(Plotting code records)
— start —

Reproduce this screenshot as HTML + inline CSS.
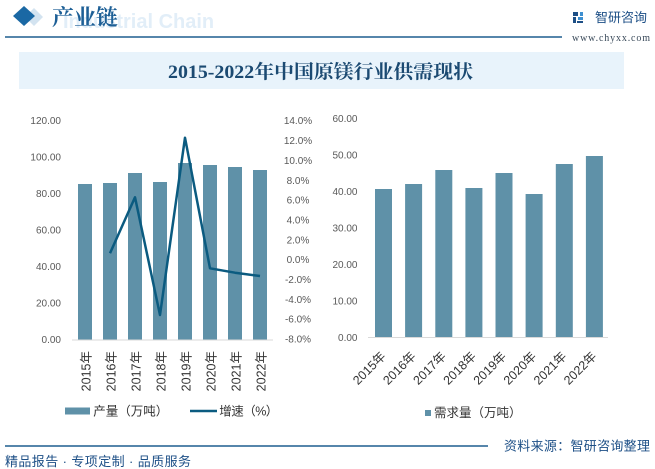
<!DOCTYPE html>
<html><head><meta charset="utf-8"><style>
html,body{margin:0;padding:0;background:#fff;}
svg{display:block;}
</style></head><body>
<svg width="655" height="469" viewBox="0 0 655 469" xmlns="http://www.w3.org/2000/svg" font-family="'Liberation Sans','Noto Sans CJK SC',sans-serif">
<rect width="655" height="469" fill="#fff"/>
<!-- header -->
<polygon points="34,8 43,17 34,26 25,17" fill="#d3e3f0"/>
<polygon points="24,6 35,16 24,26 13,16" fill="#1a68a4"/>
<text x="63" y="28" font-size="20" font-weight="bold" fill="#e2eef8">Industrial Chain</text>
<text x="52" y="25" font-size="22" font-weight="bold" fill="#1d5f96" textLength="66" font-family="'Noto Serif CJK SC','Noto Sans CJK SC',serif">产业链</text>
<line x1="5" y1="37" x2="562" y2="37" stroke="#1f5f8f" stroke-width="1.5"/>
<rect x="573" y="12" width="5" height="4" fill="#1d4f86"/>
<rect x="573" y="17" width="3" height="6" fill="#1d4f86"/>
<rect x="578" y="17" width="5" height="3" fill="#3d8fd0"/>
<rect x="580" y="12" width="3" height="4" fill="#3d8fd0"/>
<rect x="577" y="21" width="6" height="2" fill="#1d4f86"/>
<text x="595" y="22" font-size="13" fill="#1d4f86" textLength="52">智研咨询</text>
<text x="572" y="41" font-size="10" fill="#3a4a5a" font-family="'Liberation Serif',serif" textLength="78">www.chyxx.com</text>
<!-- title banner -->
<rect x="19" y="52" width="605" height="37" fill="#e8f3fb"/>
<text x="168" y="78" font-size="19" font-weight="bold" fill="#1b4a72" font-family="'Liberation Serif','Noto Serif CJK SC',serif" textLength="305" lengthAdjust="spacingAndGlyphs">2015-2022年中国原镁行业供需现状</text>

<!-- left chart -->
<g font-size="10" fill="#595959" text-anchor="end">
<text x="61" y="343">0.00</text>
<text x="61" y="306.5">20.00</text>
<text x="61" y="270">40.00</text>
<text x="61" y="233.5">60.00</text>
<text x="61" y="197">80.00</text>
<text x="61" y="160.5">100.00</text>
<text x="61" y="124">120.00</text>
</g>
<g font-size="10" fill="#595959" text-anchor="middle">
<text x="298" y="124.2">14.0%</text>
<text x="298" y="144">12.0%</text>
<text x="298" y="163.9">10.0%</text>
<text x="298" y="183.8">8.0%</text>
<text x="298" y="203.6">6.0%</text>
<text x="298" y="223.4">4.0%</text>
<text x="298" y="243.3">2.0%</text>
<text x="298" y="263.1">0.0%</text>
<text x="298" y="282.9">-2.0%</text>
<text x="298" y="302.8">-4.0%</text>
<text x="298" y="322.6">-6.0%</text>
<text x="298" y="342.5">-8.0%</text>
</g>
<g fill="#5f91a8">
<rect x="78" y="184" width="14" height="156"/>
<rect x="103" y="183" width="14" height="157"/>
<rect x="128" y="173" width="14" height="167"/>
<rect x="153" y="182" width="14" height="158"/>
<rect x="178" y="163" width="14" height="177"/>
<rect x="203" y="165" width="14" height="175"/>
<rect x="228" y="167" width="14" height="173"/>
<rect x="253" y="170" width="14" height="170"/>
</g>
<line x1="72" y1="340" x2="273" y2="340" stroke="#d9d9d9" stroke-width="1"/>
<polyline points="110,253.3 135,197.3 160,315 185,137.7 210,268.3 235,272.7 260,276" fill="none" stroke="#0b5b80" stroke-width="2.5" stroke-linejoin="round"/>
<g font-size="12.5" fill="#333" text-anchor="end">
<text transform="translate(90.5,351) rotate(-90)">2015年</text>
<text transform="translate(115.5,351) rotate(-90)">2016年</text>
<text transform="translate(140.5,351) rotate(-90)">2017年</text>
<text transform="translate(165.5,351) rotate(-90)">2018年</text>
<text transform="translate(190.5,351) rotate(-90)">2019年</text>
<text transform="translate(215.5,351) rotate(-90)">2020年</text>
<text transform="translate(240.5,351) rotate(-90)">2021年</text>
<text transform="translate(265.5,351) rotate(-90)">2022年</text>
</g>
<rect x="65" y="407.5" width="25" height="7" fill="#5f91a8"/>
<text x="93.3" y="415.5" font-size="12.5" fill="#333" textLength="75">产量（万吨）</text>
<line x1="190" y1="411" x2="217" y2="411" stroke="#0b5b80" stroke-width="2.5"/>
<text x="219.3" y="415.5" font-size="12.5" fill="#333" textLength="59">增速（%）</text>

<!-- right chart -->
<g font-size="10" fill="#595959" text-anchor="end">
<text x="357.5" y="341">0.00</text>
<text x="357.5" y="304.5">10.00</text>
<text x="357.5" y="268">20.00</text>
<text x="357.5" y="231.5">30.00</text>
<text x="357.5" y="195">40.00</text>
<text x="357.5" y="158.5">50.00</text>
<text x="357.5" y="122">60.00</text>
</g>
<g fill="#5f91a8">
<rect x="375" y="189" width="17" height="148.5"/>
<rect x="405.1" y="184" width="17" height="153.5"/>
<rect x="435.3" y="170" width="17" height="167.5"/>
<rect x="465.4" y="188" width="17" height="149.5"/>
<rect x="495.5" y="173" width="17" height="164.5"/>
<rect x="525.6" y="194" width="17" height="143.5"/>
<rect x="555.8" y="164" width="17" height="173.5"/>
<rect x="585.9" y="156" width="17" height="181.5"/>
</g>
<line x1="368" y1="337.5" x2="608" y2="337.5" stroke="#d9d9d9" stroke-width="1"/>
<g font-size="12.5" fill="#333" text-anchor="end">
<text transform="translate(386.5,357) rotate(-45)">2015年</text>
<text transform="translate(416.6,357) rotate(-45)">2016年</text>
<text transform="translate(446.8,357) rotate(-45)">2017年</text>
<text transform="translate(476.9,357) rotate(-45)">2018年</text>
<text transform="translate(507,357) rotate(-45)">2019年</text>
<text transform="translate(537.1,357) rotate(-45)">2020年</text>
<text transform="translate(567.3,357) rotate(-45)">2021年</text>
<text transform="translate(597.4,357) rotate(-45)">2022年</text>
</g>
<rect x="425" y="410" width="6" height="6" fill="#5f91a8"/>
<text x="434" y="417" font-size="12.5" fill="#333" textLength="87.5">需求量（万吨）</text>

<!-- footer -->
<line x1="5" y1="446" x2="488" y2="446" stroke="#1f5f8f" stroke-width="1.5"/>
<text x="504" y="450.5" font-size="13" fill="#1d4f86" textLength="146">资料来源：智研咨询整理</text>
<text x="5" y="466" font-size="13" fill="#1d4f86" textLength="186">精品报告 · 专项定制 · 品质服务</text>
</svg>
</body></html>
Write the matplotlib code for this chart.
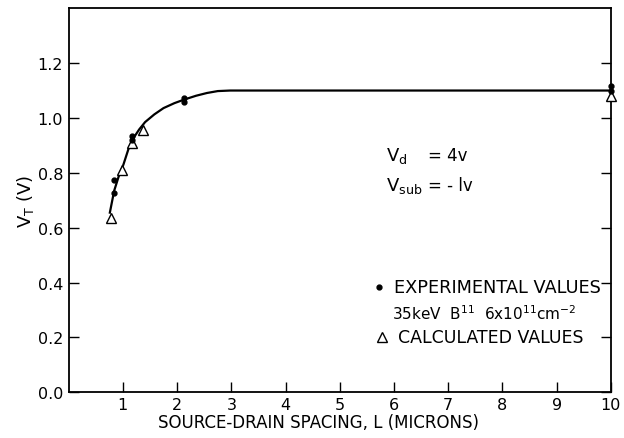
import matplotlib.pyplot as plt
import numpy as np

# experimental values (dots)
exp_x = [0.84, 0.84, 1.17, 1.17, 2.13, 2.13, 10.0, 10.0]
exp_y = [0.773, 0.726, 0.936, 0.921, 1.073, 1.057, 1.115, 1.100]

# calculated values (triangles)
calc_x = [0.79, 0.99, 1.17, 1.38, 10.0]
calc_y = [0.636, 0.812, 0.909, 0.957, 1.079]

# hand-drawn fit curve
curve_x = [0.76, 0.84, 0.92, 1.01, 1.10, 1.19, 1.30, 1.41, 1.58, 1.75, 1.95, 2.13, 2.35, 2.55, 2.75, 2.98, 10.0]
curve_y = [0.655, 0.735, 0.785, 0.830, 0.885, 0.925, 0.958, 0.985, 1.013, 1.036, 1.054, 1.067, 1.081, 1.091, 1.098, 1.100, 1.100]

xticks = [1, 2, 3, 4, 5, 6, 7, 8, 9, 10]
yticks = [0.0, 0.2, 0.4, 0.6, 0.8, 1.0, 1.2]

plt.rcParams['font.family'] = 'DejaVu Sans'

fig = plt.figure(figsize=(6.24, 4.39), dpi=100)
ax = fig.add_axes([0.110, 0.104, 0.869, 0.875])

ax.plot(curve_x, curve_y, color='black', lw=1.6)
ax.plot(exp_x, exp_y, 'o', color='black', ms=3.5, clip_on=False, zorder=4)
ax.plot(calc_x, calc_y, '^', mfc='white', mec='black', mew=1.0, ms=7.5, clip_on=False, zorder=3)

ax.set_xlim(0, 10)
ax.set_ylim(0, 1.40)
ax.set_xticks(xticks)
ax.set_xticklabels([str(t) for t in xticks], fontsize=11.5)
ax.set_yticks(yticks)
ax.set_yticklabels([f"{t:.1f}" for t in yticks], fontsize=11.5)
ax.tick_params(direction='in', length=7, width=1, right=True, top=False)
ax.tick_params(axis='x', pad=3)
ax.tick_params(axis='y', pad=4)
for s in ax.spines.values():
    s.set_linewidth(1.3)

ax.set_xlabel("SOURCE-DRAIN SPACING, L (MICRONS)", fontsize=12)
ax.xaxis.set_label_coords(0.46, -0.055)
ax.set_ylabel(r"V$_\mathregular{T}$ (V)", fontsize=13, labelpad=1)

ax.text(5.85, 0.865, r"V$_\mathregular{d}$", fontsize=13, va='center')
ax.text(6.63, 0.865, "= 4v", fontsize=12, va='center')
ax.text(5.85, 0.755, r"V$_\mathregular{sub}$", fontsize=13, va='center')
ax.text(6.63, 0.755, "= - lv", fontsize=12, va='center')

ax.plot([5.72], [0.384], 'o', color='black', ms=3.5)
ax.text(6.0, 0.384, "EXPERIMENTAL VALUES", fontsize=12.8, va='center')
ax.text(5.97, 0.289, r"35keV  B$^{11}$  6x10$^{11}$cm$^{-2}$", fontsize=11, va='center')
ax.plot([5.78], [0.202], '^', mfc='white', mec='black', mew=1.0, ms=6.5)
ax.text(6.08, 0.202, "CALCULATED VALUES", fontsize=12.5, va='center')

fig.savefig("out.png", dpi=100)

— end —
— start —

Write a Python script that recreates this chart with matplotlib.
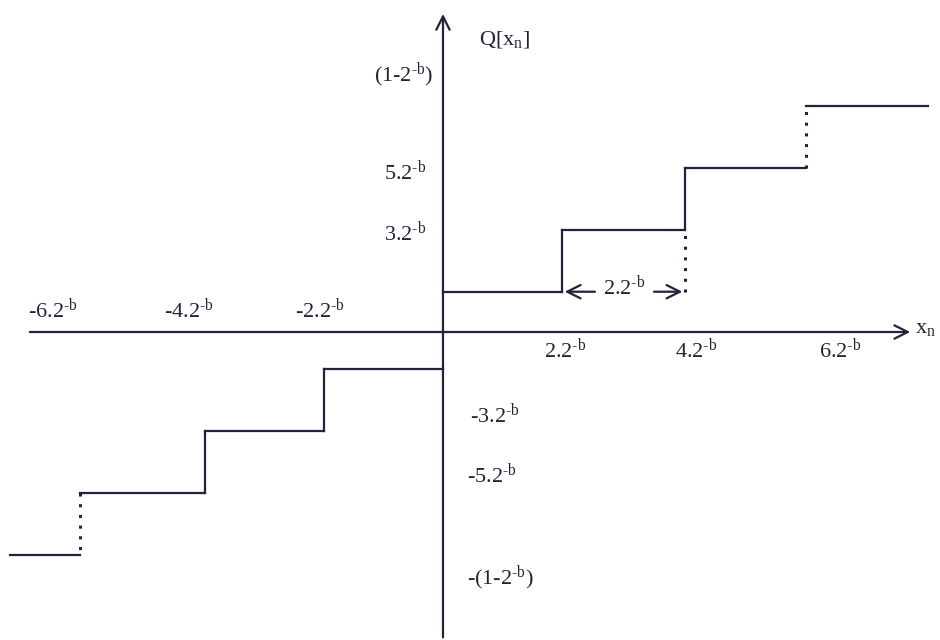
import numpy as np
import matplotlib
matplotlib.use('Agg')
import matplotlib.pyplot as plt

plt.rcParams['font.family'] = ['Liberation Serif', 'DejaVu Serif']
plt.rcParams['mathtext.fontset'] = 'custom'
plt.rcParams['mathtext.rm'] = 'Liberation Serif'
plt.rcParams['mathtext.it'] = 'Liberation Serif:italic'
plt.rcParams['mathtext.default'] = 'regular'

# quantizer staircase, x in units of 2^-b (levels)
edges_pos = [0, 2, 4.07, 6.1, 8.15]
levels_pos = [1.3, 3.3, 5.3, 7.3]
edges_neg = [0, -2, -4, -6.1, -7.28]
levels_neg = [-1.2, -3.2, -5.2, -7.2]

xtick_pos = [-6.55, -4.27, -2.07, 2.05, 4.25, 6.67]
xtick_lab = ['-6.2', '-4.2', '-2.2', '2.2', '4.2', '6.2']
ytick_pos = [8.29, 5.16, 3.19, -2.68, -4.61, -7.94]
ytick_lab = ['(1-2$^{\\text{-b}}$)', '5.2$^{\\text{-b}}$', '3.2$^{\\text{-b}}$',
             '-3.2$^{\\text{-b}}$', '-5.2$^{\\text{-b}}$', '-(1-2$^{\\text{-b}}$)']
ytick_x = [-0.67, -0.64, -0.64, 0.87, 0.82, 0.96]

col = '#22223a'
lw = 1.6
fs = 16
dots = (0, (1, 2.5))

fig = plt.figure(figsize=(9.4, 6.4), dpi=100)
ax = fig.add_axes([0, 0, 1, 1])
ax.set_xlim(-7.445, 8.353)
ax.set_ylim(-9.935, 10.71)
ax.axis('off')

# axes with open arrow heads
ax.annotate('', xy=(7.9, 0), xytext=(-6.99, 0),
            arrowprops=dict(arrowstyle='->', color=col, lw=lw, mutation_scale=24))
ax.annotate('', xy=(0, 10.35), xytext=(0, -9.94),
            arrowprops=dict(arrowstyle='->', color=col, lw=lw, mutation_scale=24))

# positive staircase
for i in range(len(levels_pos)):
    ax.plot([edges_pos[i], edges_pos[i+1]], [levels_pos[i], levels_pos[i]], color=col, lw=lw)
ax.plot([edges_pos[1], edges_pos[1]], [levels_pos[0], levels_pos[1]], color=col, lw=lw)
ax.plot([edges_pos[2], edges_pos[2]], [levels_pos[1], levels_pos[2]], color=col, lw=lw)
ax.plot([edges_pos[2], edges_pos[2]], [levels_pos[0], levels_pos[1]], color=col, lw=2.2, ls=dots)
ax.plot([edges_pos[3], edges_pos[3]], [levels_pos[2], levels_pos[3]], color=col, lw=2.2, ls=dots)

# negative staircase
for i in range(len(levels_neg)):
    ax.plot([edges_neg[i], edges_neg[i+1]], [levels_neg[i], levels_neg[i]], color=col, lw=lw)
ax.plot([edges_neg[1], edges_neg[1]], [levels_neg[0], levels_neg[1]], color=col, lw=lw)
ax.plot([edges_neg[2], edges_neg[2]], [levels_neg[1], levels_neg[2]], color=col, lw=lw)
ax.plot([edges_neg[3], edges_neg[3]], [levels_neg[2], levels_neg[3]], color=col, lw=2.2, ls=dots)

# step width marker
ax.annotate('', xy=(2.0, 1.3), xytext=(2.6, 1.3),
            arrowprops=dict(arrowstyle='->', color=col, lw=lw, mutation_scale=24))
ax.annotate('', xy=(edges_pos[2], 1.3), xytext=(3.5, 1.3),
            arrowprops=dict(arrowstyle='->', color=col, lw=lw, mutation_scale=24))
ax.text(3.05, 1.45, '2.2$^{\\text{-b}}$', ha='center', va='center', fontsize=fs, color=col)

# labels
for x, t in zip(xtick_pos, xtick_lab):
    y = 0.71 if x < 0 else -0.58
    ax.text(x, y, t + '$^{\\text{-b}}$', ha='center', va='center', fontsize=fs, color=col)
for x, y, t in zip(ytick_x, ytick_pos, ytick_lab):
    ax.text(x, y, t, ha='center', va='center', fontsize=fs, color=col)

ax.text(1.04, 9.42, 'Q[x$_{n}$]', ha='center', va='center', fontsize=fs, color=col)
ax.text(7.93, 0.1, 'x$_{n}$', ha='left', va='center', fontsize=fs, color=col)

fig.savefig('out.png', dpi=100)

— end —

Take out nothing but the lines from the one containing "Reproduce this screenshot" to the one containing "Serif','Noto Serif CJK", inclusive, retyped exactly. Drop the pictures.

Reproduce this screenshot as HTML + inline CSS.
<!DOCTYPE html>
<html><head><meta charset="utf-8"><style>
html,body{margin:0;padding:0;background:#fff;}
svg{display:block;}
</style></head><body>
<svg width="655" height="469" viewBox="0 0 655 469" xmlns="http://www.w3.org/2000/svg" font-family="'Liberation Sans','Noto Sans CJK SC',sans-serif">
<rect width="655" height="469" fill="#fff"/>
<!-- header -->
<polygon points="34,8 43,17 34,26 25,17" fill="#d3e3f0"/>
<polygon points="24,6 35,16 24,26 13,16" fill="#1a68a4"/>
<text x="63" y="28" font-size="20" font-weight="bold" fill="#e2eef8">Industrial Chain</text>
<text x="52" y="25" font-size="22" font-weight="bold" fill="#1d5f96" textLength="66" font-family="'Noto Serif CJK SC','Noto Sans CJK SC',serif">产业链</text>
<line x1="5" y1="37" x2="562" y2="37" stroke="#1f5f8f" stroke-width="1.5"/>
<rect x="573" y="12" width="5" height="4" fill="#1d4f86"/>
<rect x="573" y="17" width="3" height="6" fill="#1d4f86"/>
<rect x="578" y="17" width="5" height="3" fill="#3d8fd0"/>
<rect x="580" y="12" width="3" height="4" fill="#3d8fd0"/>
<rect x="577" y="21" width="6" height="2" fill="#1d4f86"/>
<text x="595" y="22" font-size="13" fill="#1d4f86" textLength="52">智研咨询</text>
<text x="572" y="41" font-size="10" fill="#3a4a5a" font-family="'Liberation Serif',serif" textLength="78">www.chyxx.com</text>
<!-- title banner -->
<rect x="19" y="52" width="605" height="37" fill="#e8f3fb"/>
<text x="168" y="78" font-size="19" font-weight="bold" fill="#1b4a72" font-family="'Liberation Serif','Noto Serif CJK SC',serif" textLength="305" lengthAdjust="spacingAndGlyphs">2015-2022年中国原镁行业供需现状</text>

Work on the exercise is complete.